Todos los gobernantes se sienten dueños. Si les gusta una casa, se la llevan. Expropiaron buena parte de la costa de Oaxaca (para el Tren Interoceánico) y ya echaron fuera a todos los del pueblo. ¿Quiénes? Pues el gobierno. ¿Quiénes son los del gobierno? Un grupo de ricos millonarios que ya se pusieron de acuerdo para enriquecerse más. ¿El Tren Maya quién lo hace? Los conservadores de siempre: a quienes tanto critica este gobierno. Y el Ejército, claro. Volvimos a la época echeverrista, pero sin seguridad y usando la manipulación y la enajenación. Dicen que es la transformación. No entiendo eso. La transformación es no dar recursos a la cultura.
Es importante luchar, rebelarse, para que este planeta que habitamos sea menos injusto. Pero no me siento muy influido por la violencia en mi trabajo: la pintura y la búsqueda de experiencias nuevas es lo que me ha transformado.

–Usted se considera pesimista. ¿Ubica algún personaje dentro o fuera de la política que pudiera dar un giro optimista a lo que vive el país?
–Los gobiernos populistas son una pesadilla hoy en América Latina y en el mundo. Veo gente brillante en este país, científicos, artistas, rectores de universidades. Pero en la política no veo a nadie; si hay gente brillante en ese ámbito, yo no la conozco. Hay uno o dos rectores que están en la política, pero no veo que brillen por ellos mismos. No hay un estadista. Hay un pastor y sus borregos. La elección ya está decidida. Es como si se presentaran dos equipos a la cancha de fútbol pero uno empieza con tres goles. Es una elección cínica. Yo ya voy a cumplir la edad de recibir mis cuatro mil pesos de pensión y voy a cobrarlos para comprarme mi whisky. Nada más.
–¿Los artistas siguen en el abandono? Usted expuso en el Museo de Arte de San Diego, en 2022, un gran logro en su trayectoria.
–Yo no veo que exista un apoyo a la cultura, una propuesta cultural desde la política.
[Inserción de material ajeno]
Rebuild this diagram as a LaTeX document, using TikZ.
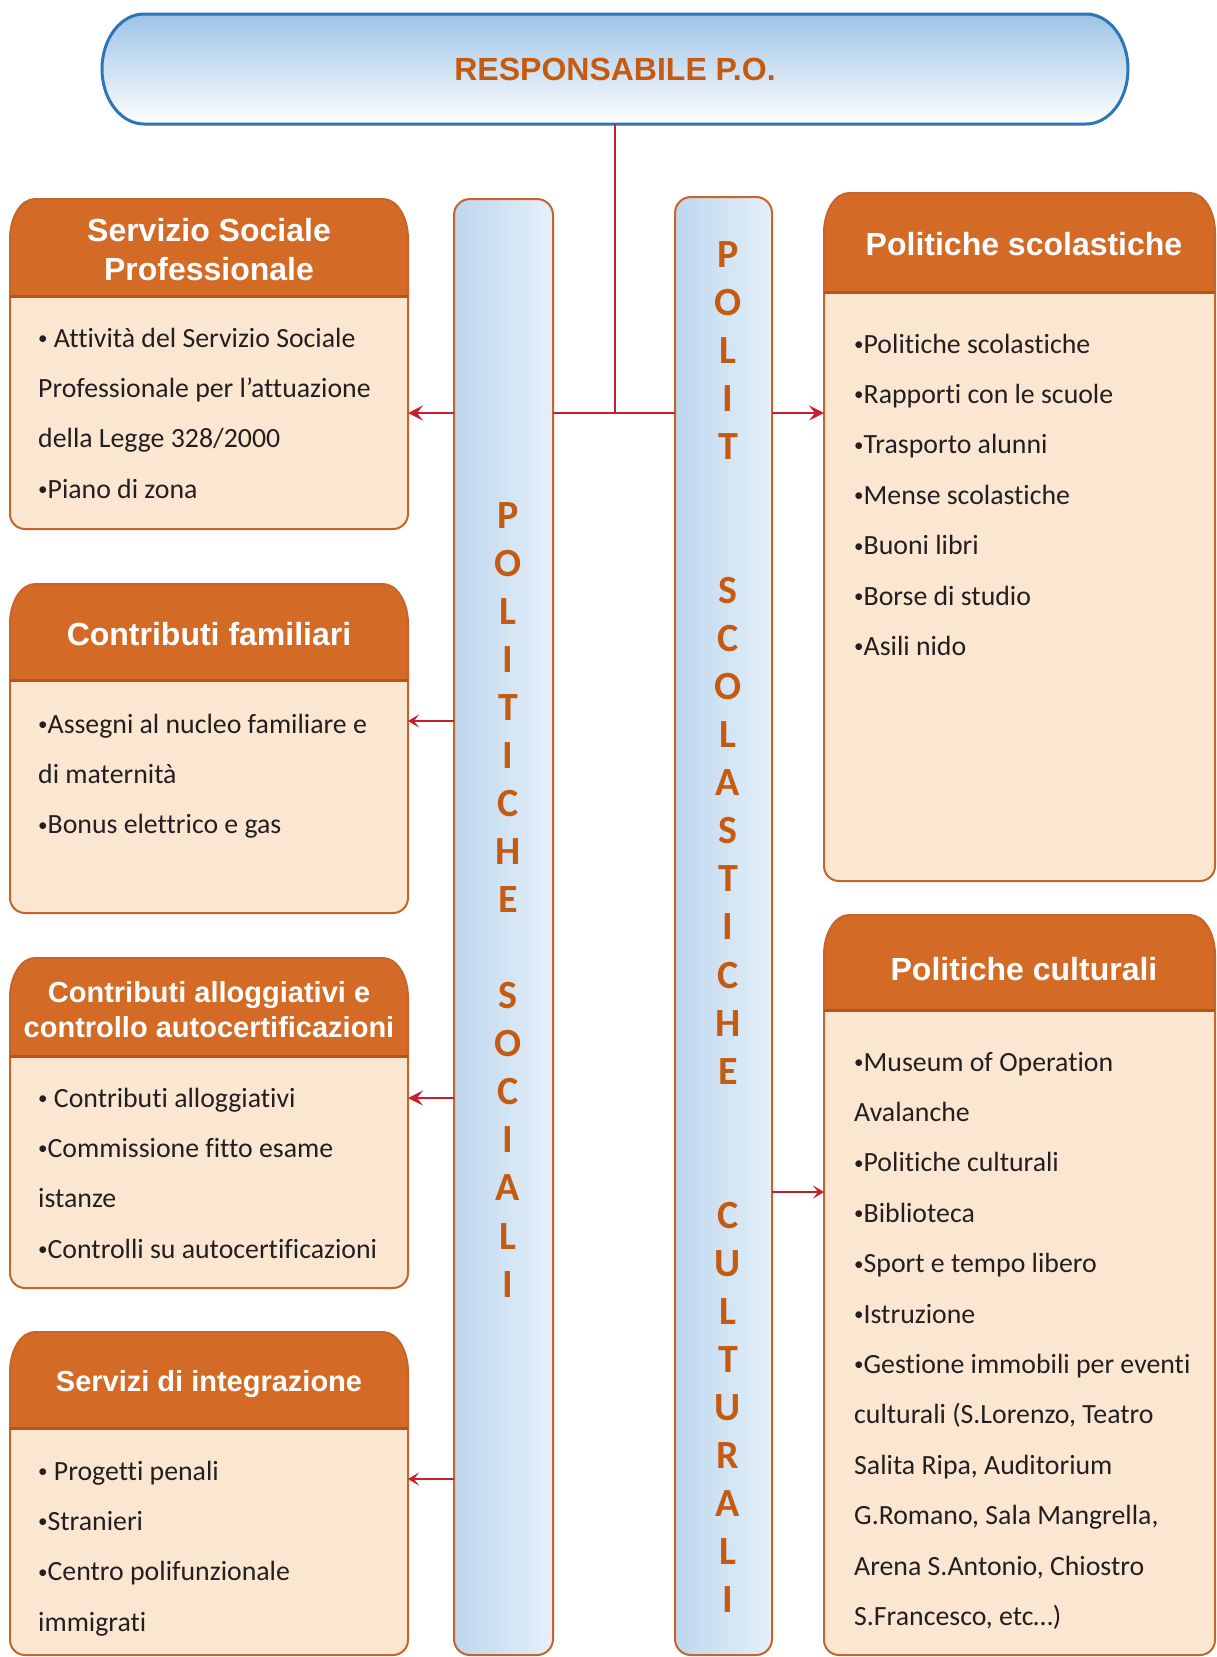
\documentclass[tikz,border=0pt]{standalone}
\usepackage{fontspec}
\setmainfont{Carlito}[Ligatures=NoCommon]
\newfontfamily\headfont{Liberation Sans}
\usetikzlibrary{arrows.meta}

\definecolor{rust}{RGB}{197,90,17}
\definecolor{hdfill}{RGB}{211,107,39}
\definecolor{bdfill}{RGB}{251,231,209}
\definecolor{edgeor}{RGB}{198,100,42}
\definecolor{sepline}{RGB}{178,86,32}
\definecolor{wirered}{RGB}{200,30,45}
\definecolor{skytop}{RGB}{157,195,230}
\definecolor{frameblue}{RGB}{46,117,182}
\definecolor{pilL}{RGB}{189,215,238}
\definecolor{pilR}{RGB}{229,239,249}
\definecolor{ink}{RGB}{35,31,32}

% small list bullet
\newcommand\bul{\raisebox{2.6pt}{\fontsize{19}{19}\selectfont •}}

% Unit box: name, x-left, y-top, x-right, y-bottom, y-of-title-separator (y grows downward)
\newcommand\orgbox[6]{%
  \fill[bdfill] (#2,-#6) -- (#2,-#5+15) arc[start angle=180,end angle=270,radius=15]
     -- (#4-15,-#5) arc[start angle=270,end angle=360,radius=15] -- (#4,-#6) -- cycle;
  \fill[hdfill] (#2,-#6) -- (#2,-#3-40) arc[start angle=180,end angle=90,x radius=25,y radius=40]
     -- (#4-25,-#3) arc[start angle=90,end angle=0,x radius=25,y radius=40] -- (#4,-#6) -- cycle;
  \draw[edgeor, line width=2pt] (#2,-#6) -- (#2,-#3-40)
     arc[start angle=180,end angle=90,x radius=25,y radius=40] -- (#4-25,-#3)
     arc[start angle=90,end angle=0,x radius=25,y radius=40] -- (#4,-#5+15)
     arc[start angle=0,end angle=-90,radius=15] -- (#2+15,-#5)
     arc[start angle=270,end angle=180,radius=15] -- cycle;
  \draw[sepline, line width=3pt] (#2,-#6) -- (#4,-#6);
  \node[inner sep=0pt, outer sep=0pt, minimum width={(#4-#2)*1pt},
        minimum height={(#5-#3)*1pt}] (#1) at ({(#2+#4)/2},{-(#3+#5)/2}) {};
}

\tikzset{
  pillar/.style={draw=edgeor, line width=2pt, left color=pilL, right color=pilR,
    rounded corners=16pt, inner sep=0pt, outer sep=0pt},
  pilletter/.style={font=\bfseries\fontsize{40}{44}\selectfont, text=rust,
    inner sep=0pt, anchor=base},
  boxtitle/.style={font=\headfont\bfseries\fontsize{32}{38}\selectfont, text=white,
    inner sep=0pt, anchor=base},
  smalltitle/.style={boxtitle, font=\headfont\bfseries\fontsize{29}{34}\selectfont},
  item/.style={font=\fontsize{27.8}{32}\selectfont, text=ink, inner sep=0pt,
    anchor=base west},
  wire/.style={draw=wirered, line width=2.5pt},
  arrthick/.style={wire, -{Stealth[length=15pt,width=15pt,inset=6pt]}},
  arrthin/.style={draw=wirered, line width=1.8pt,
    -{Stealth[length=11pt,width=13pt,inset=5pt]}},
}

\begin{document}
\begin{tikzpicture}[x=1pt,y=1pt]
\useasboundingbox (0,0) rectangle (1216,-1657);
\clip (0,0) rectangle (1216,-1657);
\fill[white] (0,0) rectangle (1216,-1657);

% the two vertical policy columns
\node[pillar, minimum width=99pt, minimum height=1456pt] (lpill) at (503.5,-927) {};
\node[pillar, minimum width=97pt, minimum height=1458pt] (rpill) at (723.5,-926) {};

\foreach \ch/\k in {P/0,O/1,L/2,I/3,T/4,I/5,C/6,H/7,E/8,S/10,O/11,C/12,I/13,A/14,L/15,I/16}
  \node[pilletter] (ll-\k) at (508,{-528-48.07*\k}) {\ch};
\foreach \ch/\k in {P/0,O/1,L/2,I/3,T/4,S/7,C/8,O/9,L/10,A/11,S/12,T/13,I/14,C/15,H/16,E/17,
                    C/20,U/21,L/22,T/23,U/24,R/25,A/26,L/27,I/28}
  \node[pilletter] (rl-\k) at (728,{-267-48.07*\k}) {\ch};

% unit boxes
\orgbox{box1}{10}{199}{408}{529}{296}
\orgbox{box2}{10}{584}{408}{913}{680}
\orgbox{box3}{10}{958}{408}{1288}{1056}
\orgbox{box4}{10}{1332}{408}{1655}{1428}
\orgbox{box5}{824}{193}{1215}{881}{292}
\orgbox{box6}{824}{915}{1215}{1655}{1010}

% head of the structure
\path[draw=frameblue, line width=3pt, top color=skytop, bottom color=white]
  (144,-14) -- (1086,-14) arc[start angle=90,end angle=-90,x radius=42,y radius=55]
  -- (144,-124) arc[start angle=270,end angle=90,x radius=42,y radius=55] -- cycle;
\node[inner sep=0pt, outer sep=0pt, minimum width=1026pt, minimum height=110pt,
      font=\headfont\bfseries\fontsize{32}{38}\selectfont, text=rust]
  (resp) at (615,-69) {RESPONSABILE P.O.};

% connectors
\coordinate (jn) at (615,-413);
\coordinate (c2) at (0,-721);
\coordinate (c3) at (0,-1098);
\coordinate (c4) at (0,-1479);
\coordinate (c6) at (0,-1192);
\draw[wire] (resp.south) -- (jn);
\draw[wire] (jn -| lpill.east) -- (jn -| rpill.west);
\draw[arrthick] (jn -| lpill.west) -- (jn -| box1.east);
\draw[arrthick] (jn -| rpill.east) -- (jn -| box5.west);
\draw[arrthin] (c2 -| lpill.west) -- (c2 -| box2.east);
\draw[arrthick] (c3 -| lpill.west) -- (c3 -| box3.east);
\draw[arrthin] (c4 -| lpill.west) -- (c4 -| box4.east);
\draw[arrthin] (c6 -| rpill.east) -- (c6 -| box6.west);

% box titles
\node[boxtitle] (t1a) at (209,-241) {Servizio Sociale};
\node[boxtitle] (t1b) at (209,-280) {Professionale};
\node[boxtitle] (t2) at (209,-645) {Contributi familiari};
\node[smalltitle] (t3a) at (209,-1002) {Contributi alloggiativi e};
\node[smalltitle] (t3b) at (209,-1037) {controllo autocertificazioni};
\node[smalltitle] (t4) at (209,-1391) {Servizi di integrazione};
\node[boxtitle] (t5) at (1024,-255) {Politiche scolastiche};
\node[boxtitle] (t6) at (1024,-980) {Politiche culturali};

% box contents
\foreach \t [count=\i from 0] in {{\bul{} Attività del Servizio Sociale},{Professionale per l’attuazione},
    {della Legge 328/2000},{\bul Piano di zona}}
  \node[item] (b1-\i) at (38,{-347-50.4*\i}) {\t};
\foreach \t [count=\i from 0] in {{\bul Assegni al nucleo familiare e},{di maternità},{\bul Bonus elettrico e gas}}
  \node[item] (b2-\i) at (38,{-733-50.4*\i}) {\t};
\foreach \t [count=\i from 0] in {{\bul{} Contributi alloggiativi},{\bul Commissione fitto esame},{istanze},
    {\bul Controlli su autocertificazioni}}
  \node[item] (b3-\i) at (38,{-1107-50.4*\i}) {\t};
\foreach \t [count=\i from 0] in {{\bul{} Progetti penali},{\bul Stranieri},{\bul Centro polifunzionale},{immigrati}}
  \node[item] (b4-\i) at (38,{-1480-50.4*\i}) {\t};
\foreach \t [count=\i from 0] in {{\bul Politiche scolastiche},{\bul Rapporti con le scuole},{\bul Trasporto alunni},
    {\bul Mense scolastiche},{\bul Buoni libri},{\bul Borse di studio},{\bul Asili nido}}
  \node[item] (b5-\i) at (854,{-353-50.4*\i}) {\t};
\foreach \t [count=\i from 0] in {{\bul Museum of Operation},{Avalanche},{\bul Politiche culturali},{\bul Biblioteca},
    {\bul Sport e tempo libero},{\bul Istruzione},{\bul Gestione immobili per eventi},
    {culturali (S.Lorenzo, Teatro},{Salita Ripa, Auditorium},{G.Romano, Sala Mangrella,},
    {Arena S.Antonio, Chiostro},{S.Francesco, etc…)}}
  \node[item] (b6-\i) at (854,{-1071-50.4*\i}) {\t};
\end{tikzpicture}
\end{document}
Mi caso es excepcional. Fui alguien que quiso hacer cosas y vive de eso. Nunca pensé que se viviera de esto, de la pintura, pero sí sabía que se vive de la creatividad. Mientras más creativo es uno, más posibilidades tiene uno de sobrevivir. Eso lo tengo claro.
Yo fui una persona creativa. Me ponía muy abusado, por ejemplo, en poner el ojo en concursos. Ganaba tres o cuatro para comprar material. Con amigos, ganábamos premios y todos éramos felices. Íbamos a la cervecería, brindábamos y el siguiente año mandábamos otros dibujos y volvíamos a ganar. Así nos hacíamos de recursos. Después de que se conocieron mis dibujitos, alguien me hizo mi primera exposición y alguien más me compró todos los dibujos. Costaban 10 pesos.
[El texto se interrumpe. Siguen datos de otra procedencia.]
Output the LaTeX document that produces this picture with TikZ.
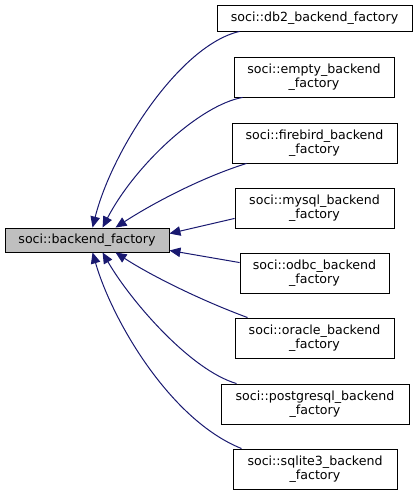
\documentclass[tikz,border=0pt]{standalone}
\usepackage{fontspec}
\setmainfont{DejaVu Sans}
\usetikzlibrary{arrows.meta,calc}
\definecolor{edgeblue}{HTML}{191970}
\definecolor{maingray}{HTML}{BFBFBF}
\tikzset{
  cls/.style={draw=black, line width=0.9pt, fill=white, inner sep=0pt, align=center,
    font=\fontsize{12.6}{13.5}\selectfont},
  mainbox/.style={cls, fill=maingray},
  edge/.style={draw=edgeblue, line width=1pt, -{Triangle[length=11pt,width=9.5pt,fill=edgeblue]}}
}
\begin{document}
\begin{tikzpicture}[x=1pt,y=-1pt]
\useasboundingbox (0,0) rectangle (417,495);
\node[mainbox, minimum width=164pt, minimum height=24pt] (main) at (87,240) {soci::backend\_factory};
\node[cls, minimum width=195pt, minimum height=26pt] (db2) at (314.5,18) {soci::db2\_backend\_factory};
\node[cls, minimum width=160pt, minimum height=40pt] (empty) at (314,77) {soci::empty\_backend\\\_factory};
\node[cls, minimum width=165pt, minimum height=40pt] (firebird) at (314.5,143) {soci::firebird\_backend\\\_factory};
\node[cls, minimum width=159pt, minimum height=40pt] (mysql) at (314.5,208) {soci::mysql\_backend\\\_factory};
\node[cls, minimum width=149pt, minimum height=40pt] (odbc) at (314.5,273) {soci::odbc\_backend\\\_factory};
\node[cls, minimum width=159pt, minimum height=40pt] (oracle) at (314.5,338) {soci::oracle\_backend\\\_factory};
\node[cls, minimum width=188pt, minimum height=40pt] (pg) at (315,404) {soci::postgresql\_backend\\\_factory};
\node[cls, minimum width=164pt, minimum height=40pt] (sqlite) at (315,469) {soci::sqlite3\_backend\\\_factory};

\coordinate (tA) at ($(main.north west)+(88,0)$);
\coordinate (tB) at ($(main.north west)+(98,0)$);
\coordinate (tC) at ($(main.north west)+(111,0)$);
\coordinate (bA) at ($(main.south west)+(88,0)$);
\coordinate (bB) at ($(main.south west)+(98,0)$);
\coordinate (bC) at ($(main.south west)+(111,0)$);
\coordinate (rA) at ($(main.north east)+(0,6)$);
\coordinate (rB) at ($(main.south east)+(0,-2)$);

\draw[edge] ($(db2.south west)+(23,0)$) .. controls (180,45) and (112,150) .. (tA);
\draw[edge] ($(empty.south west)+(9,0)$) .. controls (200,105) and (135,165) .. (tB);
\draw[edge] ($(firebird.south west)+(15,0)$) .. controls (200,178) and (150,205) .. (tC);
\draw[edge] ($(mysql.south west)+(0,-10)$) -- (rA);
\draw[edge] ($(odbc.north west)+(0,10)$) -- (rB);
\draw[edge] ($(oracle.north west)+(13,0)$) .. controls (200,300) and (150,275) .. (bC);
\draw[edge] ($(pg.north west)+(16,0)$) .. controls (190,370) and (130,300) .. (bB);
\draw[edge] ($(sqlite.north west)+(9,0)$) .. controls (170,420) and (112,320) .. (bA);
\end{tikzpicture}
\end{document}
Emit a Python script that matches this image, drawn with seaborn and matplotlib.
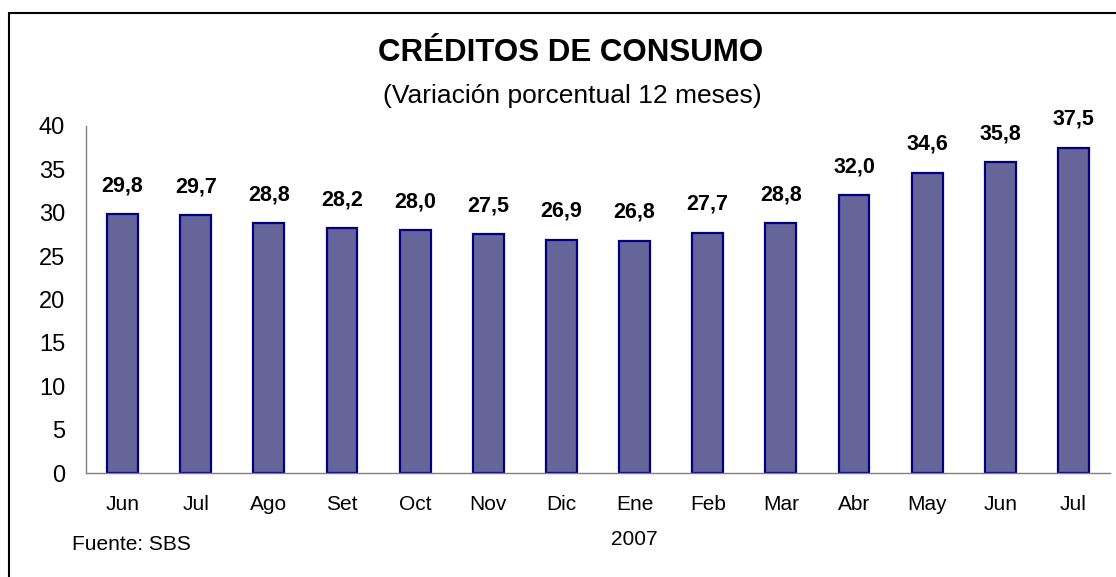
import matplotlib
matplotlib.use("Agg")
import matplotlib.pyplot as plt
from matplotlib.patches import Rectangle
from matplotlib.ticker import FixedLocator
import seaborn as sns
import pandas as pd
import numpy as np

meses = ["Jun", "Jul", "Ago", "Set", "Oct", "Nov", "Dic", "Ene",
         "Feb", "Mar", "Abr", "May", "Jun", "Jul"]
valores = [29.8, 29.7, 28.8, 28.2, 28.0, 27.5, 26.9, 26.8,
           27.7, 28.8, 32.0, 34.6, 35.8, 37.5]
etiquetas = ["29,8", "29,7", "28,8", "28,2", "28,0", "27,5", "26,9", "26,8",
             "27,7", "28,8", "32,0", "34,6", "35,8", "37,5"]

df = pd.DataFrame({"clave": [f"{m}_{i}" for i, m in enumerate(meses)],
                   "valor": valores})

sns.set_style("white")
plt.rcParams["font.family"] = ["Liberation Sans", "DejaVu Sans"]
plt.rcParams["text.color"] = "black"
plt.rcParams["xtick.color"] = "black"
plt.rcParams["ytick.color"] = "black"

fig = plt.figure(figsize=(11.16, 5.77), dpi=100)
ax = fig.add_axes([86/1116, 1 - 473/577, (1110 - 86)/1116, (473 - 126)/577])

sns.barplot(data=df, x="clave", y="valor", color="#65659a", saturation=1,
            width=0.42, edgecolor="#000080", linewidth=1.6, ax=ax)

ax.set_ylim(0, 40)
ax.set_xlim(-0.5, len(meses) - 0.5)
ax.set_yticks(range(0, 41, 5))
ax.set_xticks(range(len(meses)))
ax.set_xticklabels(meses, fontsize=15)
ax.tick_params(axis="x", which="major", length=0, pad=16)
ax.xaxis.set_minor_locator(FixedLocator(np.arange(-0.5, len(meses), 1)))
ax.tick_params(axis="x", which="minor", length=6, width=1, color="#808080",
               direction="out")
ax.tick_params(axis="y", labelsize=17, length=7, width=1, color="#808080",
               direction="out", pad=8)
ax.set_xlabel("")
ax.set_ylabel("")
for s in ["top", "right"]:
    ax.spines[s].set_visible(False)
for s in ["left", "bottom"]:
    ax.spines[s].set_color("#808080")
    ax.spines[s].set_linewidth(1)

for i, (v, t) in enumerate(zip(valores, etiquetas)):
    ax.annotate(t, (i, v), xytext=(0, 13), textcoords="offset points",
                ha="center", va="bottom", fontsize=15.5, fontweight="bold")

ax.text(7, -0.165, "2007", transform=ax.get_xaxis_transform(),
        ha="center", va="top", fontsize=15)

fig.text(571/1116, 1 - 53/577, "CRÉDITOS DE CONSUMO", ha="center",
         va="center", fontsize=22.5, fontweight="bold")
fig.text(572/1116, 1 - 96/577, "(Variación porcentual 12 meses)",
         ha="center", va="center", fontsize=19)
fig.text(72/1116, 1 - 545/577, "Fuente: SBS", ha="left", va="center",
         fontsize=15)

fig.patches.append(Rectangle((9/1116, -0.1), 1.2, 1.1 - 13/577,
                             transform=fig.transFigure, fill=False,
                             edgecolor="black", linewidth=1.5))

fig.savefig("out.png", dpi=100)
Siempre negué que se me apoyara porque no quería dejar de ser libre. Las becas me las impusieron prácticamente, las de Fonca. Pero nunca tuve expectativas más que de vivir de mi trabajo y de eso he vivido. Si hay exposiciones es porque me invitan y si no, no expongo.
En San Diego hay mucho mexicano. La directora del museo es mexicana. Se me hizo esa invitación. Son muy ricos ahí en San Diego. Tenían los recursos para llevar la exposición. Me pagaron hasta por mi plática, algo que aquí no sucede. Pero tampoco he expuesto mucho, ¿eh? He expuesto en el Museo de Arte Moderno y ahora en San Ildefonso.
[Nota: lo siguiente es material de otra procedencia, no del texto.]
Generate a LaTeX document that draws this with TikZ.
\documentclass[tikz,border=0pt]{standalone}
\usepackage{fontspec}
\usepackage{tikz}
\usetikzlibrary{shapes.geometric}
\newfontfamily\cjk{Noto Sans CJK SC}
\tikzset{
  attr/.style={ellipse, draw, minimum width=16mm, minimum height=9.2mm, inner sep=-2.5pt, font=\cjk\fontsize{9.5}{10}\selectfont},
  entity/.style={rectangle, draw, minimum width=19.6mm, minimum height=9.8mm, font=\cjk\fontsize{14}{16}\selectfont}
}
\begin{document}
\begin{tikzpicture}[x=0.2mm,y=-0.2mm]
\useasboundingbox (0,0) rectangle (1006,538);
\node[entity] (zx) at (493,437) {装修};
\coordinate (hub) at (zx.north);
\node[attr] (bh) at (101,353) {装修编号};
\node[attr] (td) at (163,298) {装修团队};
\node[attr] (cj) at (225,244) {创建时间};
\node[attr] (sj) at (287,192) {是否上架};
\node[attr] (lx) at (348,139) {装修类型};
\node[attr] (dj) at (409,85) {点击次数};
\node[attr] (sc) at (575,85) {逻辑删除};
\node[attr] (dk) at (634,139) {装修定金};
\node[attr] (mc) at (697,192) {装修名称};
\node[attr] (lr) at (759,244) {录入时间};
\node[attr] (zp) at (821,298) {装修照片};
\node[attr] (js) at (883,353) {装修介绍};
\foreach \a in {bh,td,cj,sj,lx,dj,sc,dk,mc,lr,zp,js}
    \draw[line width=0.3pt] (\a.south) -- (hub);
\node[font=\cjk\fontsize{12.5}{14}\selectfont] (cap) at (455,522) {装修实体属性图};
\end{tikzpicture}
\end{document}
–¿A dónde le gustaría ir ahora? ¿A dónde lo va a llevar ahora ser inquieto para seguir aprendiendo?
–Mi vida no se ha encaminado a aprender. De hecho, por eso me dedico a esto, porque no aprendí matemáticas, no aprendí a escribir. No he aprendido nada. Lo único que he hecho es expresarme. No estoy hecho para aprender cosas. Si hago algo, no lo veo como un aprendizaje, sino como un despojarme de lo poco que he aprendido para volver a experimentar, caminar, explorar.
Me gusta la jardinería y la carpintería, las esculturas, la caligrafía, la estampa japonesa, el grabado de madera. Pero no he hecho nada de eso. No he hecho muchas cosas que me gustaría hacer. La vida nada tiene que ver con nuestro trabajo cotidiano. Es muy corriente lo que hace el ser humano. Ese sentido del trabajo, de estar ocho horas, de esperar a jubilarse es nefasto. Tu sueño es que te salude el gerente del banco. Tu sueño es que te den una medalla. Eso yo no lo entiendo.
Mi vida está relacionada con otras cosas. Con estar constantemente haciendo cosas. O no haciéndolas. Me pasé dos meses en Japón sin hacer nada, absolutamente nada. Mi inquietud era ir a buscar un taller de carpintería para mi amigo laudero… Me iba a ver una tienda de libros o de estampas japonesas, templos, jardines, ir a conocer los oficios, los talleres, la madera, pero no fui a pintar ni a exponer. No me interesa. Solo fui a ver los cerezos, a estar en Japón. Regresé hace unos meses. No sé por qué mi vida tuvo ese rumbo, pero aquí estoy.